### Exercise description
Look through the data and write out every line with the word "React" in it.

### Given material

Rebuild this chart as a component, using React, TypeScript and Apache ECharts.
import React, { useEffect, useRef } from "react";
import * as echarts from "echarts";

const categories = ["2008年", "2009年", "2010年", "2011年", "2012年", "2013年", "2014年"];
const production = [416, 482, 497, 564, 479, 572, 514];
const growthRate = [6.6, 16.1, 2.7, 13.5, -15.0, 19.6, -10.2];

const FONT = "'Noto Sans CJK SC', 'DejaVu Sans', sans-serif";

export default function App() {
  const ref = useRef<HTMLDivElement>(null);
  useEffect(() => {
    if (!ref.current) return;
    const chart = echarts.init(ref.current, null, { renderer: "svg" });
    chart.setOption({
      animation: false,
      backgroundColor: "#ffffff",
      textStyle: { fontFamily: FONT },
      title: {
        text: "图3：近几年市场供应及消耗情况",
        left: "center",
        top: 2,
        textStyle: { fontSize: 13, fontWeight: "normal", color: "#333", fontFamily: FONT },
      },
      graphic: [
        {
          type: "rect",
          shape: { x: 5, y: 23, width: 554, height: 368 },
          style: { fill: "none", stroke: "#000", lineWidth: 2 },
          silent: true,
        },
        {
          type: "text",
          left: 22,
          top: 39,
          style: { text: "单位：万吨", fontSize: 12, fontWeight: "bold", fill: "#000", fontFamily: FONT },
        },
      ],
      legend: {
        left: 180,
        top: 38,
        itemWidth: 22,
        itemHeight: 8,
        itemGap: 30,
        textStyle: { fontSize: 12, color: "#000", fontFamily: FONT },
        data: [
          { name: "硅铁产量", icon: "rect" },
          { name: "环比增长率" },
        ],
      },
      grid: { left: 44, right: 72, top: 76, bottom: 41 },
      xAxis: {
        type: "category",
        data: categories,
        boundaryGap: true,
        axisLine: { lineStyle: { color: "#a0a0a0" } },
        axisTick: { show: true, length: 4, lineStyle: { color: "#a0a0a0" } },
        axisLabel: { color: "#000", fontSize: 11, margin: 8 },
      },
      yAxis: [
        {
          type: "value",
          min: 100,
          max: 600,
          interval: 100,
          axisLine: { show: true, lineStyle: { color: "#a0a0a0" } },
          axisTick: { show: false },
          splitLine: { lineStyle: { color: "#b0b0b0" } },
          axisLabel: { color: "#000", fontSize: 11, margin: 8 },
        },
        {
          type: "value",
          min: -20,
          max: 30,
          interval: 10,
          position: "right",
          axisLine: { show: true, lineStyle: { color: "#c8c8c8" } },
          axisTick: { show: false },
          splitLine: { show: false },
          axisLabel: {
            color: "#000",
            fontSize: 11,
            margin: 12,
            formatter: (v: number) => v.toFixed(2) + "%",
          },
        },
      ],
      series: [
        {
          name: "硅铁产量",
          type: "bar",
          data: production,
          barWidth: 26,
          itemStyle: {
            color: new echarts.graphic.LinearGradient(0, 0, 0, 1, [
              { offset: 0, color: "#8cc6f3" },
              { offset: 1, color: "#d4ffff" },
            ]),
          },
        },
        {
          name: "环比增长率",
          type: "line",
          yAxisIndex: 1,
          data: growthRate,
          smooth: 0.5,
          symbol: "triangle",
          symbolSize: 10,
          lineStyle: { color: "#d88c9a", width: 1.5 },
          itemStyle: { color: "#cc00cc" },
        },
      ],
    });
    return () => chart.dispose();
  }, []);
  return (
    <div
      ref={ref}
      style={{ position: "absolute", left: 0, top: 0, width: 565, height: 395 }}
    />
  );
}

### Final result
Rebuild this chart as a component, using React, TypeScript and Apache ECharts.
import React, { useEffect, useRef } from "react";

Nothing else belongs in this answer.